Relating her tale from a second-story flat off the Avenida in Rome, the narrator of this story takes us along with her on a tour of her life up to the present.  Vicky Wilson aka Vittoria, hailing from Texas, has married Frank Paris, a writer whose career has seen better days and whose uncle, Cardinal Whiting, is supporting him. Now in Rome, her brother Johnny introduces her to an Italian senator named Paolo Orsini, whose wife Isabella is a wealthy celebrity, adored by the paparazzi, the tabloids, and the people. It's an instant attraction, and after a few trysts between Vittoria and Orsini, Isabella, who has gone to New York for work, ends up dead. It obviously wasn't Paolo -- he had left New York prior to her death,  but later, after Vittoria's husband Frank meets an untimely end while out horseback riding, followed by the election of a new pope, the situation begins to take a major turn, leaving the fates of several people to spiral out of control as they find themselves stuck, as the author says at different points, "in a kind of limbo."

Aside from the links between corruption, money, power, the influence of the Catholic Church in more secular affairs, the political/legal system, and above all, the often-linked duo of murder and revenge,  what's really interesting here is that this story is told completely from Vicki/Vittoria's point of view, so when we look back at her past, which is very closely linked that of her brother's, things tend to get a bit hazy here and there. Aside from little bits and pieces of her past, we're never quite sure who we're dealing with here.  For example, in one hazy recollection during which she tells us that she'd been to a psychologist at school, she reveals that
"The shrink was concerned about certain blank spots, emptiness, memories I skittered around, dissociative tendencies typical of certain kinds of trauma," 
but aside from a few clues here and there, we don't necessarily have a complete picture of who this rather enigmatic woman really is.  There are a few times where we get the idea that she knows she could have done things differently (If I'd ... this, If I'd ... that), but didn't, because of "certain loyalties" she had. It's those "certain loyalties" that are at the heart of it all, and which drive our narrator,  but I'll leave exactly how for others to discover.   For  me, she is the real draw here, and I think the author does a really nice job detailing her inner turmoil throughout her entire ordeal, right up until the very last moment when she has to face a grave reality.

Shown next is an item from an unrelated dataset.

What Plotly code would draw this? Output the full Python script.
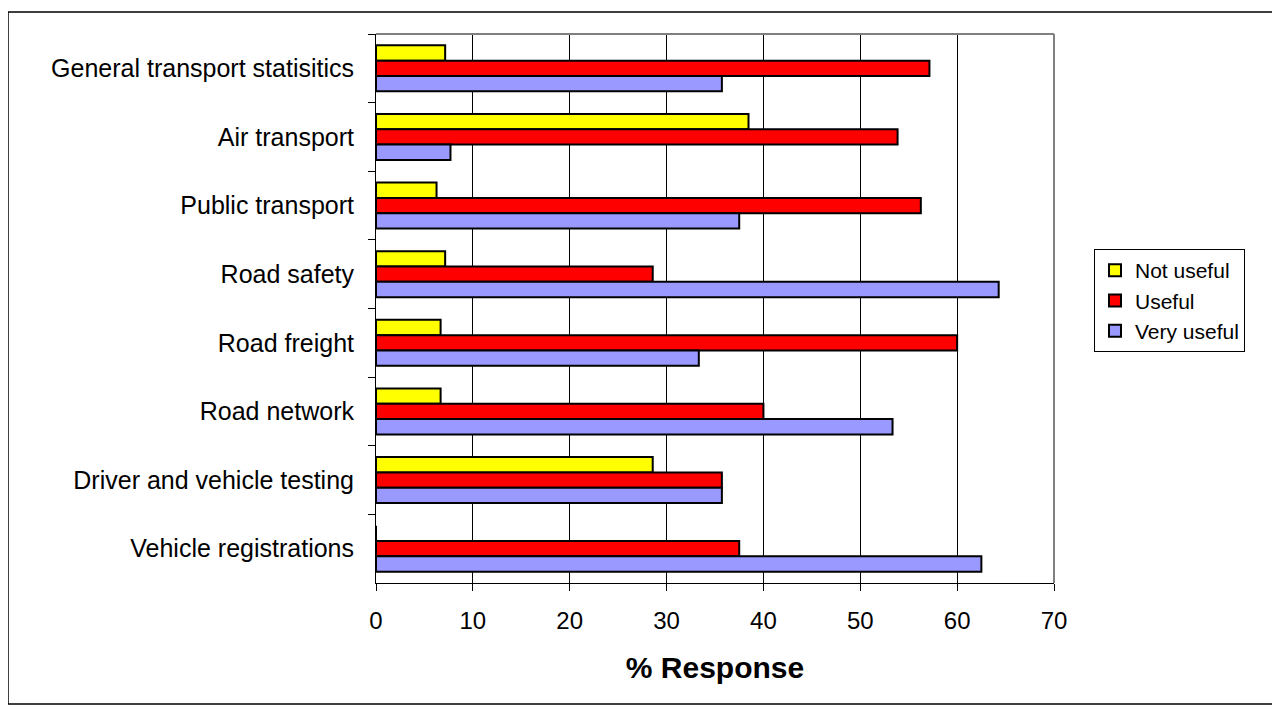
import plotly.graph_objects as go

categories = [
    "General transport statisitics",
    "Air transport",
    "Public transport",
    "Road safety",
    "Road freight",
    "Road network",
    "Driver and vehicle testing",
    "Vehicle registrations",
]
not_useful = [7.14, 38.46, 6.25, 7.14, 6.67, 6.67, 28.57, 0]
useful = [57.14, 53.85, 56.25, 28.57, 60.0, 40.0, 35.71, 37.5]
very_useful = [35.71, 7.69, 37.5, 64.29, 33.33, 53.33, 35.71, 62.5]
x_ticks = [0, 10, 20, 30, 40, 50, 60, 70]

series = [
    ("Not useful", not_useful, "#FFFF00"),
    ("Useful", useful, "#FF0000"),
    ("Very useful", very_useful, "#9999FF"),
]

fig = go.Figure()
for name, vals, color in series:
    fig.add_trace(go.Bar(
        y=categories, x=vals, name=name, orientation="h",
        marker=dict(color=color, line=dict(color="black", width=2)),
    ))

# window pixel geometry (page body has an 8px margin)
OFF = 8
L, R, T, B = 376, 1054, 34, 583
W, H = 1280 - OFF, 711 - OFF
pw, ph = R - L, B - T

def px(xpix):
    return (xpix - L) / pw

def py(ypix):
    return (B - ypix) / ph

fig.update_layout(
    width=W, height=H,
    margin=dict(l=L - OFF, r=W - (R - OFF), t=T - OFF, b=H - (B - OFF), pad=0),
    paper_bgcolor="white", plot_bgcolor="white",
    barmode="group", bargap=0.33, bargroupgap=0,
    font=dict(family="Liberation Sans, Arial, sans-serif", size=24, color="black"),
    showlegend=True,
    legend=dict(
        x=px(1094), y=py(249), xanchor="left", yanchor="top",
        bordercolor="black", borderwidth=1, bgcolor="white",
        font=dict(size=21), tracegroupgap=0, itemwidth=30,
    ),
    xaxis=dict(
        range=[0, 70], tickvals=x_ticks, ticktext=[str(v) for v in x_ticks],
        showgrid=True, gridcolor="black", gridwidth=1,
        showline=True, linecolor="black", linewidth=1,
        ticks="outside", ticklen=7, tickcolor="black",
        zeroline=False, ticklabelstandoff=9,
        tickfont=dict(size=24),
        title=dict(text="<b>% Response</b>", font=dict(size=30), standoff=24),
        fixedrange=True,
    ),
    yaxis=dict(
        autorange="reversed", type="category",
        showgrid=False, showline=True, linecolor="black", linewidth=1,
        ticks="outside", ticklen=7, tickcolor="black", tickson="boundaries",
        ticklabelstandoff=16, tickfont=dict(size=25), fixedrange=True,
    ),
    shapes=[
        dict(type="line", xref="paper", yref="paper", x0=0, x1=1, y0=1, y1=1,
             line=dict(color="#808080", width=2), layer="above"),
        dict(type="line", xref="paper", yref="paper", x0=1, x1=1, y0=0, y1=1,
             line=dict(color="#808080", width=2), layer="above"),
        dict(type="rect", xref="paper", yref="paper",
             x0=px(8), x1=px(1273), y0=py(704), y1=py(12),
             line=dict(color="black", width=1.5), fillcolor="rgba(0,0,0,0)", layer="below"),
    ],
)

fig.write_html("out.html", config={"displayModeBar": False})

There's more of course -- the various sources of media -- bloggers, newspapers, and especially the tabloids whose lurid titles spark conspiracy theories -- which keep suspicion floating in the air and a desire for any sort of private life a joke; family ties also play a huge role here, and more.  It's a really good book, and beyond the story itself, I love Mr. Stansberry's  writing voice -- it's refreshingly subdued, never overplayed or overly dramatic but at the same time able to tell a very haunting story.  These days, that's difficult to do, so I don't mind saying that I'm highly impressed.

You can find more about this author (who is no stranger to the crime fiction game) here -- I have to say that I love when something different hits my mailbox and this book is definitely (and most gratefully)  not in the category of same old same old.  Human nature is so bizarre sometimes, and here, its dark side is writ very large.